The Push(13)
“Don’t be such a scaredy-cat, Cecilia. If you want her, go get her.”
Cecilia got down on all fours and Etta pushed her forward. She fell onto her forearms and started to whimper, but she wanted Beth-Anne badly, so she slowly inched toward the back of the small, dark cave. The pickle jars that lined the walls looked like swamp water and she started having trouble breathing.
Something creaked behind her, but the walls of the cellar were too narrow for her to turn around. She realized then that the last sliver of light she’d seen on the glass jars around her was gone. She couldn’t get enough air and called louder for Etta. The rubble under her knees dug into her skin every time she twitched. She inched back and tried kicking open the door with her heel, but it was jammed.
She heard the phone ring from the living room. Etta’s heavy footsteps pounded the stairs. “Hello?” she heard her say, and then it was quiet for a moment, until the television set came on, and then the familiar voice of the evening news. Cecilia heard Etta’s muffled voice again speaking into the phone. It was September 1964 and the findings of the Warren Commission were being released. Etta, like everyone else, was obsessed with JFK’s assassination.
Etta never came back. Henry levered the door open when he got home from his night shift. He hauled Cecilia out by the ankles. Her fists were scraped. There was an argument about taking her to the hospital to be checked out. He thought her breathing was shallow and her eyes didn’t look right. But Etta won; they stayed home.
Henry sat near Cecilia’s bed while she slept. He put cold cloths on her head and didn’t go to work in the morning. None of them spoke to one another for days. Henry took the door off the cellar and moved the few remaining pickle jars to the pantry in the kitchen.
“That door never worked properly,” he said and shook his head.
A week later Etta whispered something to Cecilia when she cleared her dinner plate. Henry was at work. They were listening to the news on the kitchen radio. Cecilia couldn’t quite hear her, but what she thought Etta said was, “I meant to go back for you, Cecilia.” She put her lips on Cecilia’s cheek and lingered there for a moment. Cecilia didn’t ask Etta to repeat herself.
15
Time goes by so quickly. Enjoy every moment.
Mothers speak of time like it’s the only currency we know.
Can you believe it? Can you believe she’s already six months old? Other women would say this to me, nearly chipper, idling their strollers back and forth on the sidewalk as their babies slept under expensive, gauzy white blankets, their pacifiers bobbing. I would look down at Violet, staring up at me from where she lay, her fists waving, her legs stiff, wanting, wanting, wanting. And I would wonder how we’d made it so far. Six whole months. It felt like six years.
It’s the best job in the world, isn’t it? Motherhood?
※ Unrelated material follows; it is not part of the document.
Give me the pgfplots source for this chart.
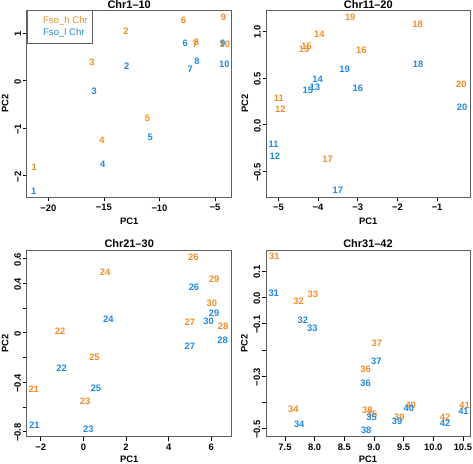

This was what the doctor said at one of Violet’s appointments for her shots. She was a mother of three. I told her about my recurring hemorrhoids the size of grapes, about how long it had been since we’d had sex, since I’d even thought of your penis in passing. Her eyebrows lifted with her smile—Yup. I get it. I really do. As though I were a part of the club now, privy to its unspoken truths. What I couldn’t tell her was that I felt I’d aged a century since I’d given birth to Violet. That she seemed to stretch every hour we spent together. That the months had crawled by so slowly I’d often splash cold water on my face during the day to see if I was just dreaming—if that’s why time never made any sense to me.
It’s like you blink, and they’re suddenly such big girls. They become these sweet little people right before your eyes. Violet seemed to grow so slowly. I never noticed a change in her until you shook it in front of my face. You would tell me her clothes were too small, that her belly was hanging below her shirts, that her leggings came up almost to her knees. You would pack away her baby toys and buy her things on your way home from work that blinked and beeped, things for tiny humans who are developing, learning, thinking. I was just trying to keep her alive. I was focused on her eating and her sleeping and the probiotic drops that I could never seem to remember. I was focused on getting through the days as they rolled like boulders into one another.
16
Us. No couple can imagine what their relationship will be like after having children. But there’s an expectation that you’ll be in it together. That you’ll be a team where the teamwork is possible. Our operation functioned. Our child was fed and bathed and walked and rocked and clothed and changed and you did everything you could. I had her all day, but when you came through the door, she was yours. Patience. Love. Affection. I was grateful for everything you gave her that she didn’t want from me. I watched you two and I was envious. I wanted what you had.
But this imbalance came at a cost. We had shifted away from our easy, treasured decade of comfort. Instead, my presence made you withdraw. Your judgment made me anxious. The more Violet got from you, the less you gave to me.
We still kissed hello and conversed over dinners at restaurants on the odd night we got out together. You always put your hand on the small of my back as we walked closer to our apartment, closer to the nest we’d built together. We had established certain motions and we still went through them. But there were subtle absences. We stopped doing crosswords together. You didn’t leave the bathroom door open when you showered. There was space where there hadn’t been before, and in that space was resentment.